## START

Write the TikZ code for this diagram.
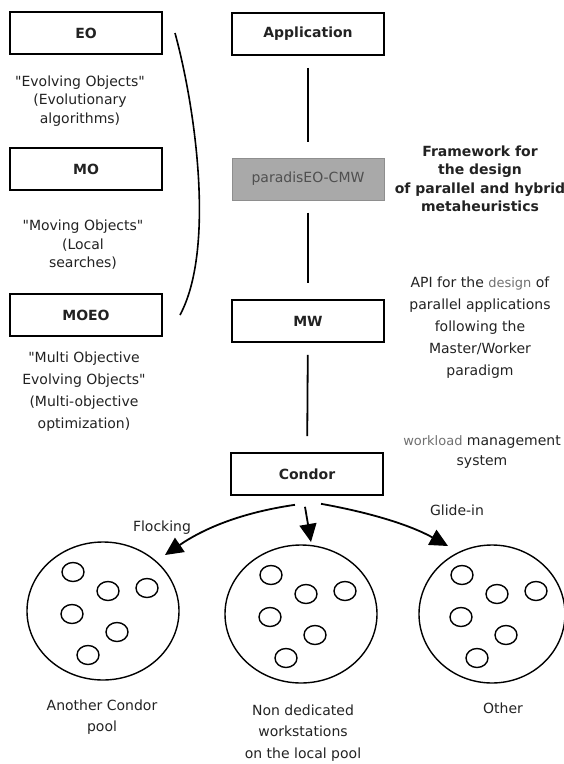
\documentclass[tikz,border=0pt]{standalone}
\usepackage{fontspec}
\setmainfont{DejaVu Sans}
\usetikzlibrary{positioning,arrows.meta,calc,shapes.geometric}
\definecolor{ink}{HTML}{222222}
\definecolor{softink}{HTML}{707070}
\definecolor{cmwfill}{HTML}{A9A9A9}
\definecolor{cmwline}{HTML}{8E8E8E}
\definecolor{cmwtext}{HTML}{4F4F4F}
\newcommand{\tightfont}{\fontsize{14}{18.5}\selectfont}
\newcommand{\loosefont}{\fontsize{14}{22}\selectfont}

\tikzset{
  layer/.style={draw=black, line width=1.6pt, minimum width=152, minimum height=42, inner sep=0pt, font=\tightfont\bfseries, text=ink},
  note/.style={align=center, text=ink, inner sep=0pt},
  link/.style={line width=1.8pt, shorten <=12, shorten >=16},
  flow/.style={line width=1.8pt, -{Triangle[length=18pt,width=17pt]}},
  pool/.style={ellipse, draw, line width=1.4pt, minimum width=152, minimum height=138, inner sep=0pt},
  host/.style={line width=1.4pt}
}

\begin{document}
\begin{tikzpicture}[x=1pt,y=-1pt,font=\tightfont]
\useasboundingbox (0,0) rectangle (564,764);

% library boxes on the left
\node[layer] (eo) at (86,33) {EO};
\node[note, font=\tightfont] (eotext) at (80,101) {\textquotedbl Evolving Objects\textquotedbl\\(Evolutionary\\algorithms)};
\node[layer] (mo) at (86,169) {MO};
\node[note, font=\tightfont] (motext) at (83,245) {\textquotedbl Moving Objects\textquotedbl\\(Local\\searches)};
\node[layer] (moeo) at (86,315) {MOEO};
\node[note, font=\loosefont] (moeotext) at (84,392) {\textquotedbl Multi Objective\\Evolving Objects\textquotedbl\\(Multi-objective\\optimization)};
\draw[line width=1.6pt] (175,33) .. controls (196,110) and (215,250) .. (180,315);

% software stack
\node[layer] (app) at (308,34) {Application};
\node[layer, fill=cmwfill, draw=cmwline, line width=1pt, font=\tightfont, text=cmwtext] (cmw) at (308,179) {paradisEO-CMW};
\node[layer] (mw) at (308,321) {MW};
\node[layer] (condor) at (307,474) {Condor};
\draw[link] (app) -- (cmw);
\draw[link] (cmw) -- (mw);
\draw[link] (mw) -- (condor);

\node[note, font=\tightfont\bfseries] (cmwtext) at (480,179) {Framework for\\the design\\of parallel and hybrid\\metaheuristics};
\node[note, font=\loosefont] (mwtext) at (480,328) {API for the {\color{softink}\fontsize{13}{22}\selectfont design} of\\parallel applications\\following the\\Master/Worker\\paradigm};
\node[note, font=\fontsize{14}{20}\selectfont] (condortext) at (482,452) {{\color{softink}\fontsize{13}{20}\selectfont workload} management\\system};

% pools of workstations
\node[pool] (pool1) at (103,611) {};
\node[pool] (pool2) at (301,614) {};
\node[pool, minimum width=146] (pool3) at (492,614) {};
\foreach \pool in {pool1,pool2,pool3}
  \foreach \dx/\dy in {-30/-39, 5/-20, 44/-23, -31/3, 14/21, -15/44}
    \draw[host] ($(\pool)+(\dx,\dy)$) ellipse [x radius=11, y radius=9.5];

\draw[flow] ($(condor.south)+(-12,9)$) .. controls +(-55,8) and +(38,-26) .. ($(pool1)+(62,-56)$);
\draw[flow] ($(condor.south)+(-2,11)$) -- ($(pool2)+(10,-72)$);
\draw[flow] ($(condor.south)+(14,8)$) .. controls +(50,9) and +(-38,-21) .. ($(pool3)+(-44,-68)$);

\node[note] (flocking) at (162,528) {Flocking};
\node[note] (glidein) at (457,510) {Glide-in};
\node[note, font=\fontsize{14}{21}\selectfont] (pool1text) at (102,717) {Another Condor\\pool};
\node[note, font=\fontsize{14}{21.5}\selectfont] (pool2text) at (303,733) {Non dedicated\\workstations\\on the local pool};
\node[note] (pool3text) at (503,708) {Other};
\end{tikzpicture}
\end{document}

## END

Leave the images out and output the remaining material exactly as it stands.

EXPECTED ANSWER:
Write the TikZ code for this diagram.
\documentclass[tikz,border=0pt]{standalone}
\usepackage{fontspec}
\setmainfont{DejaVu Sans}
\usetikzlibrary{positioning,arrows.meta,calc,shapes.geometric}
\definecolor{ink}{HTML}{222222}
\definecolor{softink}{HTML}{707070}
\definecolor{cmwfill}{HTML}{A9A9A9}
\definecolor{cmwline}{HTML}{8E8E8E}
\definecolor{cmwtext}{HTML}{4F4F4F}
\newcommand{\tightfont}{\fontsize{14}{18.5}\selectfont}
\newcommand{\loosefont}{\fontsize{14}{22}\selectfont}

\tikzset{
  layer/.style={draw=black, line width=1.6pt, minimum width=152, minimum height=42, inner sep=0pt, font=\tightfont\bfseries, text=ink},
  note/.style={align=center, text=ink, inner sep=0pt},
  link/.style={line width=1.8pt, shorten <=12, shorten >=16},
  flow/.style={line width=1.8pt, -{Triangle[length=18pt,width=17pt]}},
  pool/.style={ellipse, draw, line width=1.4pt, minimum width=152, minimum height=138, inner sep=0pt},
  host/.style={line width=1.4pt}
}

\begin{document}
\begin{tikzpicture}[x=1pt,y=-1pt,font=\tightfont]
\useasboundingbox (0,0) rectangle (564,764);

% library boxes on the left
\node[layer] (eo) at (86,33) {EO};
\node[note, font=\tightfont] (eotext) at (80,101) {\textquotedbl Evolving Objects\textquotedbl\\(Evolutionary\\algorithms)};
\node[layer] (mo) at (86,169) {MO};
\node[note, font=\tightfont] (motext) at (83,245) {\textquotedbl Moving Objects\textquotedbl\\(Local\\searches)};
\node[layer] (moeo) at (86,315) {MOEO};
\node[note, font=\loosefont] (moeotext) at (84,392) {\textquotedbl Multi Objective\\Evolving Objects\textquotedbl\\(Multi-objective\\optimization)};
\draw[line width=1.6pt] (175,33) .. controls (196,110) and (215,250) .. (180,315);

% software stack
\node[layer] (app) at (308,34) {Application};
\node[layer, fill=cmwfill, draw=cmwline, line width=1pt, font=\tightfont, text=cmwtext] (cmw) at (308,179) {paradisEO-CMW};
\node[layer] (mw) at (308,321) {MW};
\node[layer] (condor) at (307,474) {Condor};
\draw[link] (app) -- (cmw);
\draw[link] (cmw) -- (mw);
\draw[link] (mw) -- (condor);

\node[note, font=\tightfont\bfseries] (cmwtext) at (480,179) {Framework for\\the design\\of parallel and hybrid\\metaheuristics};
\node[note, font=\loosefont] (mwtext) at (480,328) {API for the {\color{softink}\fontsize{13}{22}\selectfont design} of\\parallel applications\\following the\\Master/Worker\\paradigm};
\node[note, font=\fontsize{14}{20}\selectfont] (condortext) at (482,452) {{\color{softink}\fontsize{13}{20}\selectfont workload} management\\system};

% pools of workstations
\node[pool] (pool1) at (103,611) {};
\node[pool] (pool2) at (301,614) {};
\node[pool, minimum width=146] (pool3) at (492,614) {};
\foreach \pool in {pool1,pool2,pool3}
  \foreach \dx/\dy in {-30/-39, 5/-20, 44/-23, -31/3, 14/21, -15/44}
    \draw[host] ($(\pool)+(\dx,\dy)$) ellipse [x radius=11, y radius=9.5];

\draw[flow] ($(condor.south)+(-12,9)$) .. controls +(-55,8) and +(38,-26) .. ($(pool1)+(62,-56)$);
\draw[flow] ($(condor.south)+(-2,11)$) -- ($(pool2)+(10,-72)$);
\draw[flow] ($(condor.south)+(14,8)$) .. controls +(50,9) and +(-38,-21) .. ($(pool3)+(-44,-68)$);

\node[note] (flocking) at (162,528) {Flocking};
\node[note] (glidein) at (457,510) {Glide-in};
\node[note, font=\fontsize{14}{21}\selectfont] (pool1text) at (102,717) {Another Condor\\pool};
\node[note, font=\fontsize{14}{21.5}\selectfont] (pool2text) at (303,733) {Non dedicated\\workstations\\on the local pool};
\node[note] (pool3text) at (503,708) {Other};
\end{tikzpicture}
\end{document}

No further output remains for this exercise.